**Exercise prompt:** Restate, exactly and only, the lines from the first through the line containing "Serif, Times New".

*-*-*

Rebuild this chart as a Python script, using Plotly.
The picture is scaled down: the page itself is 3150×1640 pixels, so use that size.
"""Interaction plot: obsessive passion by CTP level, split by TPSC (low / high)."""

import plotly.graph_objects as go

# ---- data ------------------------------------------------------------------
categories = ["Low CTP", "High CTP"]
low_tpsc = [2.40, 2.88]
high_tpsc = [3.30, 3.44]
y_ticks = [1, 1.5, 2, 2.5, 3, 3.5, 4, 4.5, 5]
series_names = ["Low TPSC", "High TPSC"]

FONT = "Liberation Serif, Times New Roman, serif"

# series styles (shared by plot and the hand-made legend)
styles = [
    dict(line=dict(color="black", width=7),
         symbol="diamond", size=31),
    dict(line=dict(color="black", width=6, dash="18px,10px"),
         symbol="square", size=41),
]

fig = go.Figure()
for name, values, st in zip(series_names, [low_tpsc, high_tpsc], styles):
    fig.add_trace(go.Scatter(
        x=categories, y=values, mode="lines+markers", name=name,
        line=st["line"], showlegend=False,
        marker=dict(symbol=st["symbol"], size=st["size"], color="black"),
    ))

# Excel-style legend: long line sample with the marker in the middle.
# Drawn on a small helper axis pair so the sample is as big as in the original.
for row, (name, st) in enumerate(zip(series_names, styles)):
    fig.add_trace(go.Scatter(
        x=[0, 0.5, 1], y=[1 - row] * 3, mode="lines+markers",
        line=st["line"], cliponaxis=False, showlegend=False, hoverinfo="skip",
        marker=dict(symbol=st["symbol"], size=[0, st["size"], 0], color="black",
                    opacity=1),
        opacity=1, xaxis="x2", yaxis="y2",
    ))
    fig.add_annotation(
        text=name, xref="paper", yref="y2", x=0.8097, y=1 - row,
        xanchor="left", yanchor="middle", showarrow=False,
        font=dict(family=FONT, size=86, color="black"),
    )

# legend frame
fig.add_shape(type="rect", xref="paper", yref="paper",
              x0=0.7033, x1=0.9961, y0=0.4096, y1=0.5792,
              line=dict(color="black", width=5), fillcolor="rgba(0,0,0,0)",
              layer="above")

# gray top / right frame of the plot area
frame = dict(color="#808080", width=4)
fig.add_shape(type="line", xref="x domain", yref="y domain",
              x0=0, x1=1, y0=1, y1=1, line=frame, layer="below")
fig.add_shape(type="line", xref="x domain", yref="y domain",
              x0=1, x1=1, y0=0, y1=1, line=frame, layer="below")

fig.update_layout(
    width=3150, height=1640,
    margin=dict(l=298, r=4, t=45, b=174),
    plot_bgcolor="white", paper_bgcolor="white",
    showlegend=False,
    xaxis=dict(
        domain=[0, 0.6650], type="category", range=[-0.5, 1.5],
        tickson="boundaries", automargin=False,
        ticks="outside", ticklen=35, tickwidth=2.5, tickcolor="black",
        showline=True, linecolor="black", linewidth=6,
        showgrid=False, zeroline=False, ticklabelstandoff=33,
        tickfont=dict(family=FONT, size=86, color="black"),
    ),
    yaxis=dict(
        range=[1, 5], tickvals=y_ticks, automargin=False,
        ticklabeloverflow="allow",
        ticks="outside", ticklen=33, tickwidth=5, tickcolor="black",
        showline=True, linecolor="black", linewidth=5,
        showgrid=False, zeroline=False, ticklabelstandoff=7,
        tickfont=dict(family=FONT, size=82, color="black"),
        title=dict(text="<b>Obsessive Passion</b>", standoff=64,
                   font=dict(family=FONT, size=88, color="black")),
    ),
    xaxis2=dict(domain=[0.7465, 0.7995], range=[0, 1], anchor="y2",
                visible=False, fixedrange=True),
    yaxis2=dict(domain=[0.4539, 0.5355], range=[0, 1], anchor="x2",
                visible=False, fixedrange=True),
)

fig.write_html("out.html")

*-*-*

**Task solution:**
Rebuild this chart as a Python script, using Plotly.
The picture is scaled down: the page itself is 3150×1640 pixels, so use that size.
"""Interaction plot: obsessive passion by CTP level, split by TPSC (low / high)."""

import plotly.graph_objects as go

# ---- data ------------------------------------------------------------------
categories = ["Low CTP", "High CTP"]
low_tpsc = [2.40, 2.88]
high_tpsc = [3.30, 3.44]
y_ticks = [1, 1.5, 2, 2.5, 3, 3.5, 4, 4.5, 5]
series_names = ["Low TPSC", "High TPSC"]

FONT = "Liberation Serif, Times New Roman, serif"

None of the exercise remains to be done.